Welcome to 'Middle Ground View' where we seek to find reason, common sense and clarity in all matters of life. It is our firm belief that no matter how muddled a topic is or how emotionally charged, with a bit of investigation a sensible Middle Ground position can always be found.

Sunday 17 April 2011

Oh boy, so many 'opportunities'

A taxi-driver friend of mine recently enrolled into a teaching degree. He says he wants to fight 'disadvantage' in schools where it begins. I do understand him. In the taxi business the only time you encounter 'disadvantage' is when a non-paying customer smashes a beer bottle on the back of your head. As a teacher you expect you encounters would be a little less traumatic. One would hope.

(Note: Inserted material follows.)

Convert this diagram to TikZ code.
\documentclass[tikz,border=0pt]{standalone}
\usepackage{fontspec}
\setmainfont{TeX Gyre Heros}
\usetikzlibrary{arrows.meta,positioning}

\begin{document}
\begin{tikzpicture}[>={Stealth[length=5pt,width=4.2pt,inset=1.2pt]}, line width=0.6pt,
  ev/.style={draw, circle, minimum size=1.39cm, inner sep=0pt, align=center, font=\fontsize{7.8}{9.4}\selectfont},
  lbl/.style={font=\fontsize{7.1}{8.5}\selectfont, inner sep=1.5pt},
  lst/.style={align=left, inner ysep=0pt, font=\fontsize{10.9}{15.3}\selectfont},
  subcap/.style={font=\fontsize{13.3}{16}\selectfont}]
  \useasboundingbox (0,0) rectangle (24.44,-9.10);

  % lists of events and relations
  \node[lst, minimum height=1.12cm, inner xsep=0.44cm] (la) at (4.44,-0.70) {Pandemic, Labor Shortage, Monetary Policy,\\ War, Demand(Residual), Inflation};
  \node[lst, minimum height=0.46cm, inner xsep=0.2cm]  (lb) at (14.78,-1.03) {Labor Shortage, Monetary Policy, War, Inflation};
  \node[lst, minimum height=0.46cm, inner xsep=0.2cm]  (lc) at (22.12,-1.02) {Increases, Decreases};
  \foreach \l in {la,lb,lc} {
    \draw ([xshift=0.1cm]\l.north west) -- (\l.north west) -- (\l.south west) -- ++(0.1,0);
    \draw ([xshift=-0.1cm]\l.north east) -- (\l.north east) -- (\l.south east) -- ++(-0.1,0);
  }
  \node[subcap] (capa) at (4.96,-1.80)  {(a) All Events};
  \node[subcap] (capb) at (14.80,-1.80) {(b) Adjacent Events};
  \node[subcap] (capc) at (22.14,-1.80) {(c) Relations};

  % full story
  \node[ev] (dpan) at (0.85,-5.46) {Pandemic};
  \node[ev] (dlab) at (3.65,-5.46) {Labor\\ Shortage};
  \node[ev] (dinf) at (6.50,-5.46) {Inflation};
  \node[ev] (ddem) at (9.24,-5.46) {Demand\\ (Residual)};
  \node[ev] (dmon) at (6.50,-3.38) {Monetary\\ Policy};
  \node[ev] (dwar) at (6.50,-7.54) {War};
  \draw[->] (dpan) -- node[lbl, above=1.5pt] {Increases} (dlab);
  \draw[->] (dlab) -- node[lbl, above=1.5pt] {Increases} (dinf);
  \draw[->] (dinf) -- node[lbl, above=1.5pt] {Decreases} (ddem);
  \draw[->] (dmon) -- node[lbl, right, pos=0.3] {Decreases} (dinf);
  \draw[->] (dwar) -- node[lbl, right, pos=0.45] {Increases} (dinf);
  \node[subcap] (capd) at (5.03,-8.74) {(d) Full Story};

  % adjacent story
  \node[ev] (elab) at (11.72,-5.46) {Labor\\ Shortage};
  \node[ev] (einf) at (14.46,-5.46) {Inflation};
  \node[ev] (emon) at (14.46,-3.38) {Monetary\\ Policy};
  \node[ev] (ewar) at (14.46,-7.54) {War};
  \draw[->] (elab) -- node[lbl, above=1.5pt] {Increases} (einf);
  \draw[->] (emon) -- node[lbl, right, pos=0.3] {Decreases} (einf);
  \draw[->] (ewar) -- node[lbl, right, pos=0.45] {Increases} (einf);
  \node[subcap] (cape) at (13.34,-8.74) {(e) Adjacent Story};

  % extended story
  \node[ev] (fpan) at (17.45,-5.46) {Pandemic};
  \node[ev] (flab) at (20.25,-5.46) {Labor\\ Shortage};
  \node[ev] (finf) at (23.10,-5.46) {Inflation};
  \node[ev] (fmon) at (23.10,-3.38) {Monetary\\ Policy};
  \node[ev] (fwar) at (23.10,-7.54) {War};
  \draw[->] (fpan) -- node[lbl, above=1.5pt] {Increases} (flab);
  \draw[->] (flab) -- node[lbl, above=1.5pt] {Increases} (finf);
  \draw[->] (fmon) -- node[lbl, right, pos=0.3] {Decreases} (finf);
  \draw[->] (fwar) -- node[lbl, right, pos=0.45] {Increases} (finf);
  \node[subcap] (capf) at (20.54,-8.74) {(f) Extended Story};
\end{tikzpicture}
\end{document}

The unfortunate thing is that even if my friend tries his best as a teacher, not a few of his pupils will probably graduate to smashing bottles over unfortunate taxi drivers' heads. The story of why that is has to do with 'disadvantage' - not what the word means but how it is used within the education system. What is 'disadvantage' anyway? If we are running a marathon and you start fifty meters behind the rest of the field, that's called a disadvantage. It's not you - it's your starting position. Now lets say you walk into a typical public school classroom somewhere in the Northern Suburbs of Melbourne. Down the back are a few kids whose dads are drunk by mid-afternoon. That's called alcoholism. In the corner is a boy who covered in bruises. That's called physical abuse. At the front are a couple of kids on Ritilin. That's called ADHD. And the rest of the room is peppered with the pupils whose dad went out one day and never came back. That's called broken families. Or you could lump all of those problems together and call it 'disadvantage', but that wouldn't tell you anything other then 'That class at the and of the corridor - stay away from it.'

The education sector is famous for eviscerating the meaning of words. Violence becomes 'impulsive behaviour' and bigotry is renamed 'cultural stereoptypes'. But this verbal deception is more then just misleading. The education system can not possibly correct unacceptable behaviour if it can not even call that behaviour by its' name.

A teacher-friend of mine once remarked that the education gurus once took exception to the words 'problem child'. That's labelling, and we can't have that, can we. Instead of 'problems' they started using the wold 'challenges'. Fast forward five years and 'challenges' wasn't good enough either, so the new buzz-word was 'opportunities'. In the staff room the teachers would joke with each other: "I had so many 'opportunities' today in my class. Look at all the bruises I got." "Oh, that's nothing. I had so many 'opportunities', I barely got out alive." Changing the words around doesn't make the problem go away. It just makes it that much more difficult to fix. Right now the school system is facing quite a few challenges of how to turn children into well adjusted and responsible adults. And no, I wouldn't be calling them 'opportunities'.